Lady Dunsany was also closely associated with the early success of Irish fashion designer Sybil Connolly whose career she did much to promote. The two women first met in 1951 when Lady Dunsany visited Richard Alan's shop on Grafton Street, Dublin - where Sybil Connolly then worked as manager - looking for a black dress. "I didn't like anything except the one Sybil was wearing, which she had designed herself," she told The Irish Times earlier this year.
Having persuaded the fledgling designer to make clothes for her, Lady Dunsany wore these in the United States where they attracted widespread attention, not least from Carmel Snow, Dublin-born editor of Harper's Bazaar and, at the time, the most influential woman in fashion worldwide. When Snow brought a group of American journalists and department store buyers to Ireland in July 1953, Dunsany castle was the venue for a Sybil Connolly fashion show which led to a flood of orders for the designer. Dunsany castle was also used for several fashion shoots during this period, including a set of pictures taken by photographer Richard Dormer, and used to accompany a story on Sybil Connolly in Life magazine.

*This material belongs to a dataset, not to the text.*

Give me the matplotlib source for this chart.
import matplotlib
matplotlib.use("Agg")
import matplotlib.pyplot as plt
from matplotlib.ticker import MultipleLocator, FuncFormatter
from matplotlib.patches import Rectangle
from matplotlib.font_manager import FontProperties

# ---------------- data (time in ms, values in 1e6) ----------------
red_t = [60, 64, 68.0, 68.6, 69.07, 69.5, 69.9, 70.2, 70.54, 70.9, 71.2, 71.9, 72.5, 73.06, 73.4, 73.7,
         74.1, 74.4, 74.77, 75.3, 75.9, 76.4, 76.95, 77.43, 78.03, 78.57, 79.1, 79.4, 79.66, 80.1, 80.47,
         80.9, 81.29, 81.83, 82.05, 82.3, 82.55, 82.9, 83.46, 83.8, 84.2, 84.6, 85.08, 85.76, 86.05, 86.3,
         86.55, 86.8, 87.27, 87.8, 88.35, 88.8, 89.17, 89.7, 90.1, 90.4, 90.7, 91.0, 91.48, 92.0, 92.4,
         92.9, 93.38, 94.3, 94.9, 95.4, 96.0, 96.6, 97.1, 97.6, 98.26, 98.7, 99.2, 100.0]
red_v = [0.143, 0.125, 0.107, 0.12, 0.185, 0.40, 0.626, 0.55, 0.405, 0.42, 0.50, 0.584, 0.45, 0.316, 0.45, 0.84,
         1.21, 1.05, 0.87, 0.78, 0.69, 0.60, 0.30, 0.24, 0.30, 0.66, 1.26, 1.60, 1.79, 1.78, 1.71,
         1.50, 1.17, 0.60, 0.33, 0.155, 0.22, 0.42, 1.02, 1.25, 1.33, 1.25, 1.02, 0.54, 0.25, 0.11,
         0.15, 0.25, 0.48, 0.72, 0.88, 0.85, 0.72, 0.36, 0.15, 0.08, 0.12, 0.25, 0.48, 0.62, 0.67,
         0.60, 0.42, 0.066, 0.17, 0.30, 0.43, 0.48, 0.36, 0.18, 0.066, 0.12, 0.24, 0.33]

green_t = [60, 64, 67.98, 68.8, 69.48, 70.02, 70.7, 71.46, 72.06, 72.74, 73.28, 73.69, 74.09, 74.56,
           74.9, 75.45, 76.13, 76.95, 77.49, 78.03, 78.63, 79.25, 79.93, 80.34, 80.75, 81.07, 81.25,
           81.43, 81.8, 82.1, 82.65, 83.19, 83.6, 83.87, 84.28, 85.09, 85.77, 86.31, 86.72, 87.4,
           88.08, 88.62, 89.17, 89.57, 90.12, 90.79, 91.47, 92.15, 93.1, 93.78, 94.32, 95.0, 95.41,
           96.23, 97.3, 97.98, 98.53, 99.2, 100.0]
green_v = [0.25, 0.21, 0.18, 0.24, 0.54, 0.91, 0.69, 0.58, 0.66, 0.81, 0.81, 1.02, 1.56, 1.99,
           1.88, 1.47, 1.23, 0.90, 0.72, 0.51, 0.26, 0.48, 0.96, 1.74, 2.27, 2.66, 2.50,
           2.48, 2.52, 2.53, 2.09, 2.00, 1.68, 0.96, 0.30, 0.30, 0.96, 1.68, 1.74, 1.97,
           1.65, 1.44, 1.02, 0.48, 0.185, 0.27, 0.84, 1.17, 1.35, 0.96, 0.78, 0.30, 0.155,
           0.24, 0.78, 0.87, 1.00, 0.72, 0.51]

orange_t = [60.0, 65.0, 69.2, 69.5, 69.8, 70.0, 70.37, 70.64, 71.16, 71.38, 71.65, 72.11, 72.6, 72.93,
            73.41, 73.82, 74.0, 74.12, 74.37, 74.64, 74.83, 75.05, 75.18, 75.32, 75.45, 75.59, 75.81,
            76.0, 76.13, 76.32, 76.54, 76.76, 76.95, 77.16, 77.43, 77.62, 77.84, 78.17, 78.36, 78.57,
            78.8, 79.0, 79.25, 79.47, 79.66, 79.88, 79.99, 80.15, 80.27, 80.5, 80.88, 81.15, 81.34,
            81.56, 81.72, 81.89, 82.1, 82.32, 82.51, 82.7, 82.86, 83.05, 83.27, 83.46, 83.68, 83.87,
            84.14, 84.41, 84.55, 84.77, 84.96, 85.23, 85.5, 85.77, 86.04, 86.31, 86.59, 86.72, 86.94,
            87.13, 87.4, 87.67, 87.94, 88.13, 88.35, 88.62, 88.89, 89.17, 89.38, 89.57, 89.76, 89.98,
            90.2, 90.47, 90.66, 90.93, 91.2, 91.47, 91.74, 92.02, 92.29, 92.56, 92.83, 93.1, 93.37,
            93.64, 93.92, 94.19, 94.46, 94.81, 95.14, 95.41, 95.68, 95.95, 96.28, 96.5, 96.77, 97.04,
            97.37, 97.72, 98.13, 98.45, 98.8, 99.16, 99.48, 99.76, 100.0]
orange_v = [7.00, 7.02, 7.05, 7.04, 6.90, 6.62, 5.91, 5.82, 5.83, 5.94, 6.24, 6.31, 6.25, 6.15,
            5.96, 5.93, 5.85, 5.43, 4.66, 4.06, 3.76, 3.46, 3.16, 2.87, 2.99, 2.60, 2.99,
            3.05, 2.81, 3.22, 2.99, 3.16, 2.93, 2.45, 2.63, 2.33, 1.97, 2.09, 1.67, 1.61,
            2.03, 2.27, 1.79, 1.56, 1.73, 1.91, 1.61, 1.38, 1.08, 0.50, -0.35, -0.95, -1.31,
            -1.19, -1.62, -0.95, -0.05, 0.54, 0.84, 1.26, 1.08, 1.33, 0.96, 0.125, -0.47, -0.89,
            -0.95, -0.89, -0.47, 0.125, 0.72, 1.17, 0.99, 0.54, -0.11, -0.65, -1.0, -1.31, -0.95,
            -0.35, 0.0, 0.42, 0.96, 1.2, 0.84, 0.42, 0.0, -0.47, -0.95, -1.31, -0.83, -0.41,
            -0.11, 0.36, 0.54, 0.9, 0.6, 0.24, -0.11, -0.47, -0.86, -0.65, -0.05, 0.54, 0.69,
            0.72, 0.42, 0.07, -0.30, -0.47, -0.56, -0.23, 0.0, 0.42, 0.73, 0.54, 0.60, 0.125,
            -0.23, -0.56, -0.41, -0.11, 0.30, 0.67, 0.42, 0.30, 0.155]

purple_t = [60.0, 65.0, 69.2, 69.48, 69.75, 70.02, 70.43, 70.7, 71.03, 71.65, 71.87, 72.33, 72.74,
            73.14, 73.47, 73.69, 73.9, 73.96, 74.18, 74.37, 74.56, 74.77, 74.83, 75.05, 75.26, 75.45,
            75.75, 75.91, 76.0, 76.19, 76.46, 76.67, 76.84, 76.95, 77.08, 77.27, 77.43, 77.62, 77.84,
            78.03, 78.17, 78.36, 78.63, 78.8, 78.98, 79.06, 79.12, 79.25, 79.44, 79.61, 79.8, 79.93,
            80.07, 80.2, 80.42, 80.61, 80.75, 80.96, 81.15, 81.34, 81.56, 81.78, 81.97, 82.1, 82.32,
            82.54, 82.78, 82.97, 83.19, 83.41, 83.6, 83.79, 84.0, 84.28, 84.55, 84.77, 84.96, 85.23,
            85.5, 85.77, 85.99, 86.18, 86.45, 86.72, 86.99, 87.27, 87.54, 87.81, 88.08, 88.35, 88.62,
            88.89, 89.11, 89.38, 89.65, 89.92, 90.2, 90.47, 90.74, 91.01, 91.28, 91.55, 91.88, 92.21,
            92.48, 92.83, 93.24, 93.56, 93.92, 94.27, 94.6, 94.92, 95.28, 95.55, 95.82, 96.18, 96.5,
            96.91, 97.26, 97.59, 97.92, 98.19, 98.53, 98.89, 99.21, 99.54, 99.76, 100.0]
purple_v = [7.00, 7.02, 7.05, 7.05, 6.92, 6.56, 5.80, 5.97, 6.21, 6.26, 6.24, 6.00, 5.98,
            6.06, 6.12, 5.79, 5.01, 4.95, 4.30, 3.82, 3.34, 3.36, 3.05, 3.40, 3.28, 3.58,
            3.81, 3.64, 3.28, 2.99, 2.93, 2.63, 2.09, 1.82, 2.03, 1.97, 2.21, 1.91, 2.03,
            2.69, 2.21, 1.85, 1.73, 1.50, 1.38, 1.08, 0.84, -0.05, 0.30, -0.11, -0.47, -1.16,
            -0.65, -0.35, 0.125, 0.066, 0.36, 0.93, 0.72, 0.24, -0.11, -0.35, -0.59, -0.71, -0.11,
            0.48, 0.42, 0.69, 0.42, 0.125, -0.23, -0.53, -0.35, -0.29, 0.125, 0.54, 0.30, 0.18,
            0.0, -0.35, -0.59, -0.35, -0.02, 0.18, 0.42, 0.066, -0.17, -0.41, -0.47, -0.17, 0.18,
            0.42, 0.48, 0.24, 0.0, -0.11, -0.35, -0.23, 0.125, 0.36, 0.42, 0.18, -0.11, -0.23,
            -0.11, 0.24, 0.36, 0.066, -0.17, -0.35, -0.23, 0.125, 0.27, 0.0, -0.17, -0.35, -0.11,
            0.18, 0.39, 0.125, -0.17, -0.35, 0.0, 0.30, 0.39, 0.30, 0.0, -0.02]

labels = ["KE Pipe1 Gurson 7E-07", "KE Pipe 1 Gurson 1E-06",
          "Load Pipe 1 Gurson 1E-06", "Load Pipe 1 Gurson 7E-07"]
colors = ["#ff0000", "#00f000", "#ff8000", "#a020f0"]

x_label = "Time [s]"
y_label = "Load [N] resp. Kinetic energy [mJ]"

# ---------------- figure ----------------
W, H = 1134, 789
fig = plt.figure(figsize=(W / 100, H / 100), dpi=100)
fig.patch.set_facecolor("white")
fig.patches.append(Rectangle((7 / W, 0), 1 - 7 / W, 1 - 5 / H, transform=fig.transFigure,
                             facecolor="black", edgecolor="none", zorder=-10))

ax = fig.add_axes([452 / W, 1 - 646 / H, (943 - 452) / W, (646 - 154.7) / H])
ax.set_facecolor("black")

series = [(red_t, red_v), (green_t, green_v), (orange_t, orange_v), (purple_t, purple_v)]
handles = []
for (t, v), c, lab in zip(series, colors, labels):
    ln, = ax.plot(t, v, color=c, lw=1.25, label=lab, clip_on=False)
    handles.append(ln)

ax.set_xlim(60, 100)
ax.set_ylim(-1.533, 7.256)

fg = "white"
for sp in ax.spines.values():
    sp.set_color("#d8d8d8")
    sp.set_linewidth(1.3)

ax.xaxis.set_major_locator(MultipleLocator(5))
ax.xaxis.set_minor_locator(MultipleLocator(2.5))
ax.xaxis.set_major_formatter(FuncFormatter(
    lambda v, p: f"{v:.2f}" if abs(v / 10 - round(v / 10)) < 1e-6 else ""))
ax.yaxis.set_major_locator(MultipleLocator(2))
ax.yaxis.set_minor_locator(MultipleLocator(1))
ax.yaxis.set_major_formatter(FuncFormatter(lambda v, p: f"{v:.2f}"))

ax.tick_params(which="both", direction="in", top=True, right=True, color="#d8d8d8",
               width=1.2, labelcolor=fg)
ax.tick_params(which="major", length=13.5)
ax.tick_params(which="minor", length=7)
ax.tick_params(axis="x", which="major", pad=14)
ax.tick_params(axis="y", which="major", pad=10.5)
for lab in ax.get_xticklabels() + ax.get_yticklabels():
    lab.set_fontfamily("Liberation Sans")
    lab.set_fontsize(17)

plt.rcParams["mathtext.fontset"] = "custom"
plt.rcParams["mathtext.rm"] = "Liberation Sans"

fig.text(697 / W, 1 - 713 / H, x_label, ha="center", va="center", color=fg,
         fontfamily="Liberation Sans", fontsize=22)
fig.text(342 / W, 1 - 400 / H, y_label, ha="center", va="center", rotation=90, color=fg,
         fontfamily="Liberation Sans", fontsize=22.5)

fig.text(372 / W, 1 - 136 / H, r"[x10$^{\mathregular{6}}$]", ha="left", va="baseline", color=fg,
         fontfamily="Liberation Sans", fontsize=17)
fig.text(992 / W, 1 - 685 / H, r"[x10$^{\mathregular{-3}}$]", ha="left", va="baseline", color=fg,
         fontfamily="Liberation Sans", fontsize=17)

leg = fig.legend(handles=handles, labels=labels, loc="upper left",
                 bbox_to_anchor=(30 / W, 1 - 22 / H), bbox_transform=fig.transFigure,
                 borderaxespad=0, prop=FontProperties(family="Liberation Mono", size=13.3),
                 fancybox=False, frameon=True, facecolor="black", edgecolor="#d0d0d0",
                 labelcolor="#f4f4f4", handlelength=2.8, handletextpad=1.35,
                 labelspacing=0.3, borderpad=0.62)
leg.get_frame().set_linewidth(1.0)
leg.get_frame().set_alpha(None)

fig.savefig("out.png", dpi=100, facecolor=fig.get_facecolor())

Lady Dunsany never lost her interest in fashion and continued to wear clothes by Irish designers to the end of her life; one of the items still in her wardrobe was a skirt made by Irene Gilbert in 1949. Nor, despite the obvious suffering caused by her accident in 1995 and the death of her husband earlier this year, did she ever succumb to self-pity. She is survived by a daughter Beatrice Plunkett from her second marriage and by a number of grandchildren from her first.